=== REQUEST ===
Select and reproduce each line of the listing below that bears the string "code".

*** EXERCISE MATERIALS

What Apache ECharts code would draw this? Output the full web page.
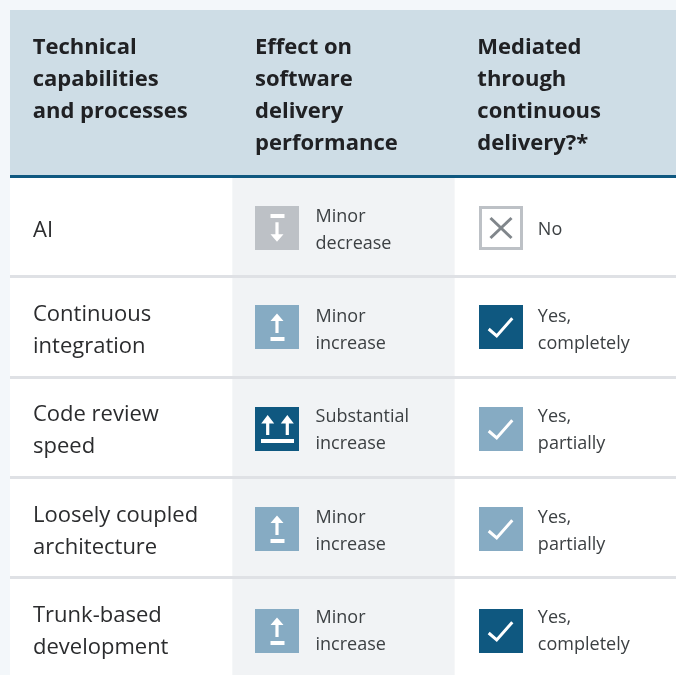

******
*** EXERCISE MATERIALS

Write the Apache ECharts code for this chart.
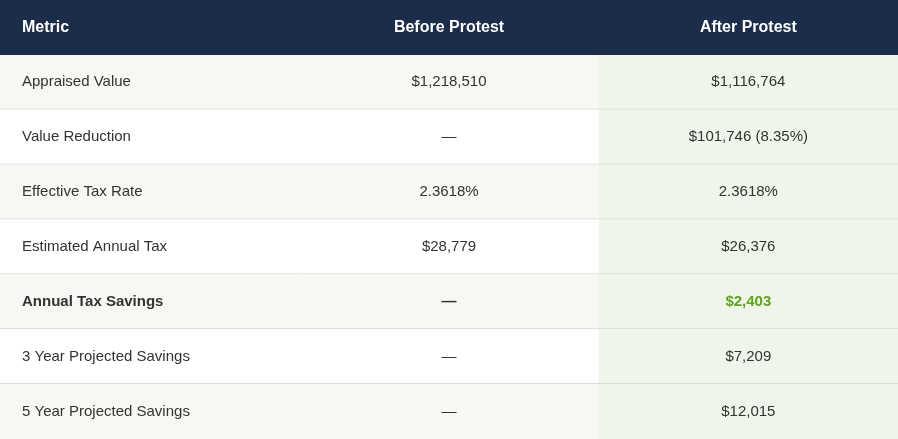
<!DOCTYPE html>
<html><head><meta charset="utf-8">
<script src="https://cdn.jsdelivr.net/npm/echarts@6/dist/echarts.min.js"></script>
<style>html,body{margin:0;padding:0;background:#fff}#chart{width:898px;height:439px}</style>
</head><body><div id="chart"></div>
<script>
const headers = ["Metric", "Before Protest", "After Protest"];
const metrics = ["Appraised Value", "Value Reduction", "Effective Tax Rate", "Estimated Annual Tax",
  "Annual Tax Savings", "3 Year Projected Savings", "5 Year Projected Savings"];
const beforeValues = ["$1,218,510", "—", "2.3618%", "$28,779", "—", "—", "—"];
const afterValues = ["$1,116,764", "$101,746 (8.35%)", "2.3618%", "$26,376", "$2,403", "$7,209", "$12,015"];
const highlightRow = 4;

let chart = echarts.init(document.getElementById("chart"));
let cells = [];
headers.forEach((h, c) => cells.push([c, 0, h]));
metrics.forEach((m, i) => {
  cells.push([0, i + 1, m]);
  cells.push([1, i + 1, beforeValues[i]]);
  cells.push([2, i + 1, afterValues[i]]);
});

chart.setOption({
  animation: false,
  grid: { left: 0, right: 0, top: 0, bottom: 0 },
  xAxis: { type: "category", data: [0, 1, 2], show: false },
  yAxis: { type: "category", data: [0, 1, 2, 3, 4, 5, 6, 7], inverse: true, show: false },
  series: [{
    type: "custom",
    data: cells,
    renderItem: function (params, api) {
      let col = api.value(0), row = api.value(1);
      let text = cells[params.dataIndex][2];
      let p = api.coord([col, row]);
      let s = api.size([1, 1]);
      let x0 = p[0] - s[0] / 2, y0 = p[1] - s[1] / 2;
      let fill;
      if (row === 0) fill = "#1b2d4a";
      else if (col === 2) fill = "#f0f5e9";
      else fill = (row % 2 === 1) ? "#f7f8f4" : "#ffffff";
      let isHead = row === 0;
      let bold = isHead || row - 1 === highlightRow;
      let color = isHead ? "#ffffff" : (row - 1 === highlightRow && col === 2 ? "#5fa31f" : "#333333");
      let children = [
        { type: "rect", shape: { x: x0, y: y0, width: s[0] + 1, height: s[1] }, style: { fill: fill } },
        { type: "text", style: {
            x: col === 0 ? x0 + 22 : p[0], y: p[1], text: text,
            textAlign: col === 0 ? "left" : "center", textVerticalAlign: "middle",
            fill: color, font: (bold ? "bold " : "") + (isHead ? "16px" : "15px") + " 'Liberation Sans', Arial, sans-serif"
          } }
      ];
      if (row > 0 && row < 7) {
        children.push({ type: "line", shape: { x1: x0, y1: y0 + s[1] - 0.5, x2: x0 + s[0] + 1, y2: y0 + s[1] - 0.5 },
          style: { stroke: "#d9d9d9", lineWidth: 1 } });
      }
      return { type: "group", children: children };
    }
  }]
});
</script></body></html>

******
*** EXERCISE MATERIALS

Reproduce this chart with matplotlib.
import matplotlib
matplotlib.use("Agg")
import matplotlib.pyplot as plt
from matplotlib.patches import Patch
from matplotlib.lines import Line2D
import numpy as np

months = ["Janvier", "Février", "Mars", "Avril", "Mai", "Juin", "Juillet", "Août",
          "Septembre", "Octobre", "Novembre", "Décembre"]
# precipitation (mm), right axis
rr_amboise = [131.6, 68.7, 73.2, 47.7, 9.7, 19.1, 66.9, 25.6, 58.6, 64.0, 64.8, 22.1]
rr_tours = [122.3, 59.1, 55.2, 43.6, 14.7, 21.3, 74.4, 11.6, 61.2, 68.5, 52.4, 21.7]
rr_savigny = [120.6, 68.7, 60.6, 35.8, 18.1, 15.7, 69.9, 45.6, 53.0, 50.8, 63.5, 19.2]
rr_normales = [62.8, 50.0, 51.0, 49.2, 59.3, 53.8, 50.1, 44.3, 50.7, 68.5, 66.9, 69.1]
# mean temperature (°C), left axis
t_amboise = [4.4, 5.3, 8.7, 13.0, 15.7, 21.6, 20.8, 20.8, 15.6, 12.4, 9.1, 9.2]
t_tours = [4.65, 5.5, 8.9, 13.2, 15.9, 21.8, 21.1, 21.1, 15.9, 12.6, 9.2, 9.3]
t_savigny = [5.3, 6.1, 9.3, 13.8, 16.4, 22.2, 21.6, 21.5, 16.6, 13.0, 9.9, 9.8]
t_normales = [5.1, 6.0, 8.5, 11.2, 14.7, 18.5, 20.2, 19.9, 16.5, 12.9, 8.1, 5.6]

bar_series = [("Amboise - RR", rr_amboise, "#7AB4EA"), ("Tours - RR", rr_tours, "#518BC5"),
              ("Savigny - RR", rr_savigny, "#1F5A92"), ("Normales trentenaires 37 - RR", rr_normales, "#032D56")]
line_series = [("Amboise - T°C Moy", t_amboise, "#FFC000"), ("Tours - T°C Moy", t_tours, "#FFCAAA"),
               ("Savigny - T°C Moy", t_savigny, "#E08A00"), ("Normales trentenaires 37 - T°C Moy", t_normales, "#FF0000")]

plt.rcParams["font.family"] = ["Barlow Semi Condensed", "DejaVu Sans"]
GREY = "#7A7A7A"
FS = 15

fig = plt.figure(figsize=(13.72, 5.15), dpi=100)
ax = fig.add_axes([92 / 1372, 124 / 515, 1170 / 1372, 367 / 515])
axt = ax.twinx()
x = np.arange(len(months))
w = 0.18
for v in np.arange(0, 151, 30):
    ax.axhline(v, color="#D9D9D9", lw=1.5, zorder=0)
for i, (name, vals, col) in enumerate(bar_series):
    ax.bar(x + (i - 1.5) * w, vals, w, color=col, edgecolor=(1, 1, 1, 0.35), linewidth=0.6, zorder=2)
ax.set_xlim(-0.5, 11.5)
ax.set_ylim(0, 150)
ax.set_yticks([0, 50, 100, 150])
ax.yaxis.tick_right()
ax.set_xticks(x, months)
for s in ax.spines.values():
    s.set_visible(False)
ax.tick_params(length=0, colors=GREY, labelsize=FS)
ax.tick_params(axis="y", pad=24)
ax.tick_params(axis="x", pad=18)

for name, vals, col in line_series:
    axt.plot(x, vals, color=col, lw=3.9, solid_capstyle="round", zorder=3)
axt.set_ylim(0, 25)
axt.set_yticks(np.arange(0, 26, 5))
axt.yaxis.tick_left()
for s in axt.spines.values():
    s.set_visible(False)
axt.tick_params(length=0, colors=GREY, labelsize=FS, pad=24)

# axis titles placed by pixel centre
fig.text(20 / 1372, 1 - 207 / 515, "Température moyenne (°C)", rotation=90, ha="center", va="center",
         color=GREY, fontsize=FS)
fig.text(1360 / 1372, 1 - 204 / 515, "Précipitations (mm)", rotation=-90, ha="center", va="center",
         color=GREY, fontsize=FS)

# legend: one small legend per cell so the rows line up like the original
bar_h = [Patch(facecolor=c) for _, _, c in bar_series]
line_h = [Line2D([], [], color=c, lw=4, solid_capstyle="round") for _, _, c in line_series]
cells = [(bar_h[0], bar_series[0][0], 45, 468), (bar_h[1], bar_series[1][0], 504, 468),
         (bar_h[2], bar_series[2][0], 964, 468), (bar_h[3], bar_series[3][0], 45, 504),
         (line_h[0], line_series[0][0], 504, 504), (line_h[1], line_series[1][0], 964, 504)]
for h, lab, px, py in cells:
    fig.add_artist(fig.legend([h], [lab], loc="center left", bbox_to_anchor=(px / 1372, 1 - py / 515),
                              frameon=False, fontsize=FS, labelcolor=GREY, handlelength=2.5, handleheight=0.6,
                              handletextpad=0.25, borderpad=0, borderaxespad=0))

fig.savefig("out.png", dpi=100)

******

=== OUTPUT FOR THIS TASK ===
What Apache ECharts code would draw this? Output the full web page.
Write the Apache ECharts code for this chart.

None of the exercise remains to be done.